Lotus is regarded as the noblest and the most sacred of flowers in Buddhist and Hindu lores. According to a Burmese legend, when Gautama Buddha made a wish to become Buddha, he offered lotus flowers to Kathapa Buddha. And when the Buddha was born, he walked seven steps and a lotus flower sprung up at every footfall.


Perhaps one-of-its-kind in the world, at the Inle Lake (Shan State, Myanmar), is the thread made from lotus and used for weaving a very unique fabric – the lotus fabric. The tradition started with the weaving of a special robe for the Buddha from lotus thread called Kya Thingahn. The idyllic tourist hub of Inle Lake has an abundance of lotus flowers growing in it. Lake Inle is Myanmar’s second largest fresh water lake.

Not every lotus can yield fibers. Only one species which has sticky fibres in its stem can be woven into thread and then woven into monk’s robes. While many varieties of lotus proliferate at the lake, only one is responsible for the yarn that is later used to make lotus robes – the Padonma Kyar, or red lotus. When the monsoon rains fall and the water level of the lake rises, Padonma Kyar begins to grow in numbers great enough for the making of robes. Lotus stems are plucked from the water in the month of May and June.


Weaving a lotus robe by extracting the yarn from Padonma Kyar lotus stalks demands great creativity, imagination and artistic skill. According to traditional beliefs in the region, lotus flowers possess supernatural powers. However, on a more practical front for the weavers, the flowers must be blooming to produce the best fibers in its stems. Villagers make offerings of nine dishes of food for one week at the edge of the lake before harvesting the lotus stems. They repeat this offering when it is time to pluck the stems, praying to the guardian spirit of the house where the lotus robes will be woven.
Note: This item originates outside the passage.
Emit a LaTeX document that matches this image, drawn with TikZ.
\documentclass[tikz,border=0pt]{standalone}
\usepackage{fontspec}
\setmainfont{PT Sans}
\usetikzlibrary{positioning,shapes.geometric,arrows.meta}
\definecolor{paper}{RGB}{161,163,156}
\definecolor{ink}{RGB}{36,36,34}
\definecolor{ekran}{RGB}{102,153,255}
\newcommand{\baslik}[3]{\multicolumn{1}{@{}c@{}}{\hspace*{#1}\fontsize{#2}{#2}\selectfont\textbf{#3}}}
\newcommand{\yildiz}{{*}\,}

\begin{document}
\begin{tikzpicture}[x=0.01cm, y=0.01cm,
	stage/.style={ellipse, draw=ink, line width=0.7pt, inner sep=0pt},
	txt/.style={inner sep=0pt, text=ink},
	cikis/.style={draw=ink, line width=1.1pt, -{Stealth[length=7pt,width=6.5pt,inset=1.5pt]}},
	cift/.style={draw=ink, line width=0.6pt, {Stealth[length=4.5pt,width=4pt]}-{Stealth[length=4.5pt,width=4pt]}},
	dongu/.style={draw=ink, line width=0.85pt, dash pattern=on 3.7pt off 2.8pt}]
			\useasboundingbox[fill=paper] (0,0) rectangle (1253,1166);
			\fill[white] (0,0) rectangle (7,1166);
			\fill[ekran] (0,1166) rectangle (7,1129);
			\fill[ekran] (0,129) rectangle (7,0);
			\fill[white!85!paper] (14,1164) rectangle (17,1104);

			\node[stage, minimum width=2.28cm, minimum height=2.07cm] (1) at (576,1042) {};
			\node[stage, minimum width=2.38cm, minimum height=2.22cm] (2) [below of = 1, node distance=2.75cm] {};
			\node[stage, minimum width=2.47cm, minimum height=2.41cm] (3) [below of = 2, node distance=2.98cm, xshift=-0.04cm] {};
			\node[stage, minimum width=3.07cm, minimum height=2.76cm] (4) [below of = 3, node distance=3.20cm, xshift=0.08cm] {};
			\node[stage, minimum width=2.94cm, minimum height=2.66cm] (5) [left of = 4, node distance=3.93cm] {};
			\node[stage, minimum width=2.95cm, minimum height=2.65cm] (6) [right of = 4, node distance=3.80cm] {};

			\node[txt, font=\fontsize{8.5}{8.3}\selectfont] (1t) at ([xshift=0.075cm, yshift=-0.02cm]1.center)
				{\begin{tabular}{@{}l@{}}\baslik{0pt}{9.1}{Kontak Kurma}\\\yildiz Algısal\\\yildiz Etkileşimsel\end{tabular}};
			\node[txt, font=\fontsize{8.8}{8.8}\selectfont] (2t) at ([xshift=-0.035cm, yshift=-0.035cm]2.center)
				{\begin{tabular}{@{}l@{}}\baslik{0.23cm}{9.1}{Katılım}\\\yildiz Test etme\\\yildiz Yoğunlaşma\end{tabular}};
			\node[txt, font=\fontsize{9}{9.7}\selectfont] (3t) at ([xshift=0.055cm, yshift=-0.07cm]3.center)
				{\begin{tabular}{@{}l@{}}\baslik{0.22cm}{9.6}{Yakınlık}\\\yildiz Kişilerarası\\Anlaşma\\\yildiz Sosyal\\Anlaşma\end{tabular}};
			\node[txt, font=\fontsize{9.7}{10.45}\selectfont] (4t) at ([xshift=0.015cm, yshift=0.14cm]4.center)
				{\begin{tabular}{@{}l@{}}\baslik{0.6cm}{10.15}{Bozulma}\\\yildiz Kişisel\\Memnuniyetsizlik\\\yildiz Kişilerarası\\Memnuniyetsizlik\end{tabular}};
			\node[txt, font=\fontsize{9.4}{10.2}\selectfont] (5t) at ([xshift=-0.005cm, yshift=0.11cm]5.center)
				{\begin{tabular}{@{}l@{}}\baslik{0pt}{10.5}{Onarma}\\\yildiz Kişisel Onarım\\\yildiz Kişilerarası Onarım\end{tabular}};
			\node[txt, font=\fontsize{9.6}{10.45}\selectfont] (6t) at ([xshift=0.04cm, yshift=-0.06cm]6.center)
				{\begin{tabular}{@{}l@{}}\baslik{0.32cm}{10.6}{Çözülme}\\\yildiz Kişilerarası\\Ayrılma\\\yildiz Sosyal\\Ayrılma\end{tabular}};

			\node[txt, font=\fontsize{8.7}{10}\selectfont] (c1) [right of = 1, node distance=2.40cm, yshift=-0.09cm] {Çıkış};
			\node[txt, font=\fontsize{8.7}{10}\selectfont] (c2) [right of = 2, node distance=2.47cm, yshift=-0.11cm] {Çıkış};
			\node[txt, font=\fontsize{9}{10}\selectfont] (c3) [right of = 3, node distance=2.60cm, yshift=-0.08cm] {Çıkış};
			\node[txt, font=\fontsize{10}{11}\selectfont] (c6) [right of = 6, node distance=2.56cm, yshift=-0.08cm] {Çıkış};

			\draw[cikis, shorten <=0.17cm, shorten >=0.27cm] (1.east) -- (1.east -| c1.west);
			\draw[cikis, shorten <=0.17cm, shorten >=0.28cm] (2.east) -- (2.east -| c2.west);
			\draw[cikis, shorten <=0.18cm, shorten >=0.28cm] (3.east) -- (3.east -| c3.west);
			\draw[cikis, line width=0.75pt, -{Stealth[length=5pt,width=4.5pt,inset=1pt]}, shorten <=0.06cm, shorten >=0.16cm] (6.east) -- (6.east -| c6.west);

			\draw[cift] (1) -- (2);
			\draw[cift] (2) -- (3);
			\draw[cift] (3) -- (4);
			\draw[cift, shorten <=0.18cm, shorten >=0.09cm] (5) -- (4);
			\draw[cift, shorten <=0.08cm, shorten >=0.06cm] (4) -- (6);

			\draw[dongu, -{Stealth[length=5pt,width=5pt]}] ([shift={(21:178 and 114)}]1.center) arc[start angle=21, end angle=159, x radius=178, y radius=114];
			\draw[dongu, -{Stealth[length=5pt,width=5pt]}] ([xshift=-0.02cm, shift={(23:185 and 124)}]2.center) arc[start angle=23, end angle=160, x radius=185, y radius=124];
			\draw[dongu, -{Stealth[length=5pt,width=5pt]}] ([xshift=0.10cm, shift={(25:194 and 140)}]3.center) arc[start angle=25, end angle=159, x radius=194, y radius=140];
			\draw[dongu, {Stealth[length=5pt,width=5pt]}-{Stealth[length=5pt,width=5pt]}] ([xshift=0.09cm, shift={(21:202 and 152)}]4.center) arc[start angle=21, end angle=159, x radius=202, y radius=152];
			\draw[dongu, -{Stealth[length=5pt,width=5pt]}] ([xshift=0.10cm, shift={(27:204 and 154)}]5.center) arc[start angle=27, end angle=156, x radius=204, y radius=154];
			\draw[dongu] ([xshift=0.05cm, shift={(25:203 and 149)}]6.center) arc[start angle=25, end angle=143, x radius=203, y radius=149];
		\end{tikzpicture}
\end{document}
The natural color of the woven robe is ivory but they are dyed to produce a light golden hue. Although the length, size and color are the same as other robes, they are much lighter in feel than usual, while strong and very beautiful. Some people think that the smell of fresh lotus flowers can be detected in the newly woven robes.
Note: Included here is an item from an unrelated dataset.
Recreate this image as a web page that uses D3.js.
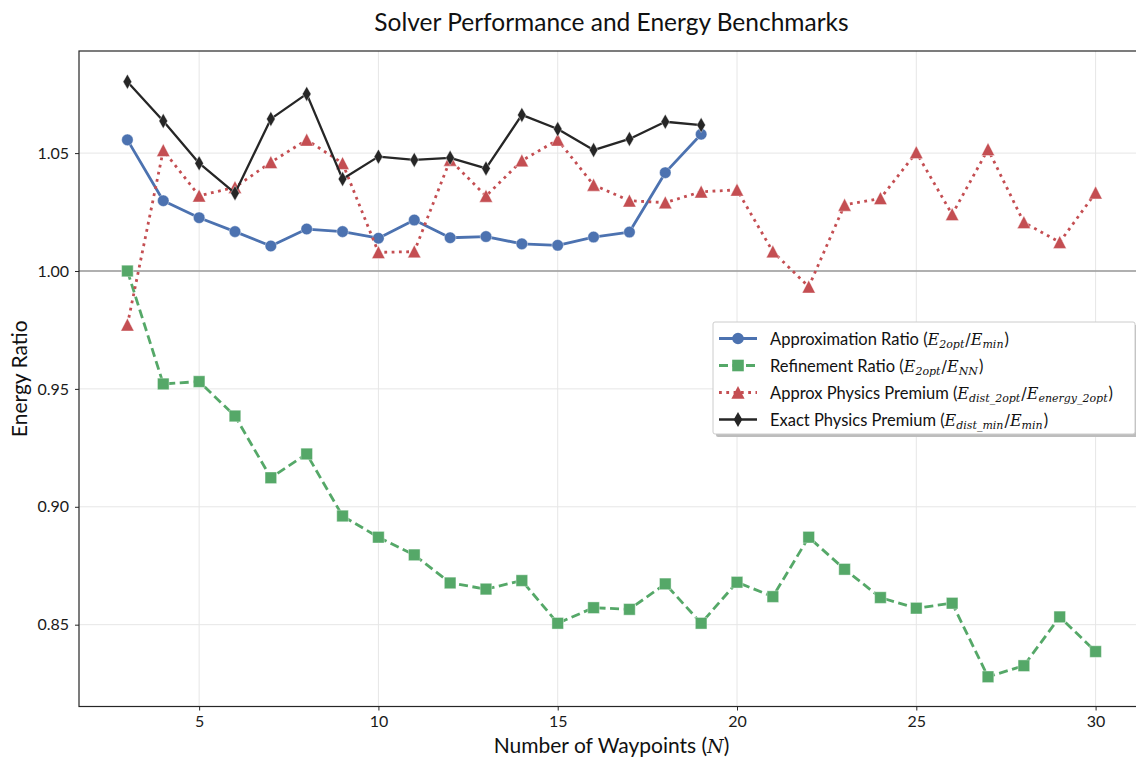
<!DOCTYPE html>
<html>
<head>
<meta charset="utf-8">
<script src="https://cdn.jsdelivr.net/npm/d3@7"></script>
<style>
  body { margin: 0; background: #fff; }
  svg { display: block; font-family: "Lato", "DejaVu Sans", sans-serif; }
</style>
</head>
<body>
<svg width="1136" height="760"></svg>
<script>
// données
const nApprox = d3.range(3, 20);
const approxRatio = [1.0556, 1.0298, 1.0226, 1.0167, 1.0106, 1.0178, 1.0167, 1.0139, 1.0216, 1.0141,
  1.0146, 1.0115, 1.0109, 1.0144, 1.0165, 1.0417, 1.0580];
const exactPremium = [1.0803, 1.0636, 1.0457, 1.0330, 1.0645, 1.0751, 1.0390, 1.0485, 1.0471, 1.0480,
  1.0435, 1.0662, 1.0602, 1.0513, 1.0560, 1.0633, 1.0619];
const nAll = d3.range(3, 31);
const refineRatio = [1.0000, 0.9521, 0.9531, 0.9385, 0.9123, 0.9224, 0.8961, 0.8871, 0.8796, 0.8677,
  0.8651, 0.8687, 0.8506, 0.8572, 0.8565, 0.8673, 0.8506, 0.8680, 0.8619, 0.8871,
  0.8735, 0.8615, 0.8570, 0.8591, 0.8279, 0.8326, 0.8533, 0.8386];
const approxPremium = [0.9772, 1.0512, 1.0319, 1.0355, 1.0461, 1.0556, 1.0457, 1.0079, 1.0082, 1.0471,
  1.0318, 1.0468, 1.0556, 1.0365, 1.0298, 1.0290, 1.0336, 1.0344, 1.0082, 0.9933,
  1.0280, 1.0308, 1.0503, 1.0240, 1.0516, 1.0206, 1.0122, 1.0332];
const xTicks = [5, 10, 15, 20, 25, 30];
const yTicks = [0.85, 0.90, 0.95, 1.00, 1.05];

const svg = d3.select("svg");
const mLeft = 79, mRight = 1144, mTop = 51, mBottom = 706.5;

const x = d3.scaleLinear().domain([1.65, 31.35]).range([mLeft, mRight]);
const y = d3.scaleLinear().domain([0.8153, 1.0933]).range([mBottom, mTop]);

// grille
svg.append("g").selectAll("line").data(xTicks).join("line")
  .attr("x1", d => x(d)).attr("x2", d => x(d)).attr("y1", mTop).attr("y2", mBottom)
  .attr("stroke", "#e6e6e6").attr("stroke-width", 1);
svg.append("g").selectAll("line").data(yTicks).join("line")
  .attr("x1", mLeft).attr("x2", mRight).attr("y1", d => y(d)).attr("y2", d => y(d))
  .attr("stroke", "#e6e6e6").attr("stroke-width", 1);

// ligne de référence à 1.0
svg.append("line")
  .attr("x1", mLeft).attr("x2", mRight).attr("y1", y(1)).attr("y2", y(1))
  .attr("stroke", "#9a9a9a").attr("stroke-width", 1.6);

const series = [
  { xs: nApprox, ys: approxRatio, color: "#4C72B0", dash: null, width: 2.8, marker: "circle" },
  { xs: nAll, ys: refineRatio, color: "#55A868", dash: "9,4.5", width: 2.8, marker: "square" },
  { xs: nAll, ys: approxPremium, color: "#C44E52", dash: "2.8,4.5", width: 2.8, marker: "triangle" },
  { xs: nApprox, ys: exactPremium, color: "#262626", dash: null, width: 2.3, marker: "diamond" }
];

function markerPath(kind) {
  if (kind === "circle") return d3.symbol(d3.symbolCircle, 105)();
  if (kind === "square") return "M-5.8,-5.8H5.8V5.8H-5.8Z";
  if (kind === "triangle") return "M0,-6.6L6.6,6.2H-6.6Z";
  return "M0,-7.5L4.3,0L0,7.5L-4.3,0Z";
}

const line = d3.line();
series.forEach(s => {
  const pts = s.xs.map((n, i) => [x(n), y(s.ys[i])]);
  svg.append("path")
    .attr("d", line(pts))
    .attr("fill", "none")
    .attr("stroke", s.color)
    .attr("stroke-width", s.width)
    .attr("stroke-dasharray", s.dash)
    .attr("stroke-linejoin", "round");
  svg.append("g").selectAll("path").data(pts).join("path")
    .attr("transform", d => `translate(${d[0]},${d[1]})`)
    .attr("d", markerPath(s.marker))
    .attr("fill", s.color)
    .attr("stroke", "#ffffff").attr("stroke-opacity", 0.5).attr("stroke-width", 0.8);
});

// cadre
svg.append("rect")
  .attr("x", mLeft).attr("y", mTop).attr("width", mRight - mLeft).attr("height", mBottom - mTop)
  .attr("fill", "none").attr("stroke", "#262626").attr("stroke-width", 1.2);

// axes
const xAxis = svg.append("g").attr("transform", `translate(0,${mBottom})`)
  .call(d3.axisBottom(x).tickValues(xTicks).tickSize(4).tickPadding(5).tickFormat(d3.format("d")));
const yAxis = svg.append("g").attr("transform", `translate(${mLeft},0)`)
  .call(d3.axisLeft(y).tickValues(yTicks).tickSize(4).tickPadding(6).tickFormat(d3.format(".2f")));
[xAxis, yAxis].forEach(a => {
  a.select(".domain").remove();
  a.selectAll("line").attr("stroke", "#262626");
  a.selectAll("text").attr("font-size", 16).attr("fill", "#1a1a1a").attr("font-family", "Lato, sans-serif");
});

// titres
svg.append("text").attr("x", (mLeft + mRight) / 2).attr("y", 31)
  .attr("text-anchor", "middle").attr("font-size", 24.5).attr("fill", "#111")
  .text("Solver Performance and Energy Benchmarks");

const xl = svg.append("text").attr("x", (mLeft + mRight) / 2).attr("y", 753)
  .attr("text-anchor", "middle").attr("font-size", 21).attr("fill", "#111");
xl.append("tspan").text("Number of Waypoints (");
xl.append("tspan").attr("font-family", "DejaVu Serif").attr("font-style", "italic").attr("font-size", 19).text("N");
xl.append("tspan").text(")");

svg.append("text").attr("transform", `translate(27,${(mTop + mBottom) / 2}) rotate(-90)`)
  .attr("text-anchor", "middle").attr("font-size", 21).attr("fill", "#111")
  .text("Energy Ratio");

// légende
const legendItems = [
  { s: series[0], label: "Approximation Ratio (", num: ["E", "2opt"], den: ["E", "min"] },
  { s: series[1], label: "Refinement Ratio (", num: ["E", "2opt"], den: ["E", "NN"] },
  { s: series[2], label: "Approx Physics Premium (", num: ["E", "dist_2opt"], den: ["E", "energy_2opt"] },
  { s: series[3], label: "Exact Physics Premium (", num: ["E", "dist_min"], den: ["E", "min"] }
];
const lg = svg.append("g").attr("transform", "translate(713,322)");
lg.append("rect").attr("x", 3).attr("y", 3).attr("width", 422).attr("height", 112)
  .attr("rx", 2).attr("fill", "#bdbdbd");
lg.append("rect").attr("x", 0).attr("y", 0).attr("width", 422).attr("height", 112)
  .attr("rx", 2).attr("fill", "#fff").attr("stroke", "#cccccc").attr("stroke-width", 1);

legendItems.forEach((it, i) => {
  const cy = 16.5 + i * 27;
  const g = lg.append("g").attr("transform", `translate(0,${cy})`);
  g.append("line").attr("x1", 6).attr("x2", 44).attr("y1", 0).attr("y2", 0)
    .attr("stroke", it.s.color).attr("stroke-width", it.s.width)
    .attr("stroke-dasharray", it.s.dash);
  g.append("path").attr("transform", "translate(25,0)").attr("d", markerPath(it.s.marker))
    .attr("fill", it.s.color);
  const t = g.append("text").attr("x", 57).attr("y", 6).attr("font-size", 16.5).attr("fill", "#111");
  t.append("tspan").text(it.label);
  const mathPart = (p) => {
    t.append("tspan").attr("font-family", "DejaVu Serif").attr("font-style", "italic").attr("font-size", 16).text(p[0]);
    t.append("tspan").attr("font-family", "DejaVu Serif").attr("font-style", "italic").attr("font-size", 11)
      .attr("dy", 3).text(p[1]);
    t.append("tspan").attr("dy", -3).text("\u200a");
  };
  mathPart(it.num);
  t.append("tspan").attr("font-family", "DejaVu Serif").attr("font-size", 16).text("/");
  mathPart(it.den);
  t.append("tspan").text(")");
});
</script>
</body>
</html>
The robes are woven from strands of yarn extracted from the lotus stem and then offered to images of the Buddha. In special cases they are also given to eminent monks who have been awarded titles for outstanding religious services. These robes are often decorated with flowery patterns in gold and silver foil to make them as magnificent as possible. I could not resist the exquisite beauty of this fabric and bought a stole size for $100.

One of the best things about this beautiful country is its smiling people, warm, friendly and resilient in spite of the country’s turbulent history and present struggles. The religious majority (with 89 percent) are followers of Theravada Buddhism, and as a result, the country abounds in shining pagodas and is also known as the Land of Golden Pagodas. The best way to travel to Myanmar is via Bangkok from where Yangon (Rangoon) is only an hour away. Rudyard Kipling described Myanmar as “quite unlike any land you know about,” and I agree – Myanmar leaves an indelible impression with its wonderful people, rich culture, and incredible beauty.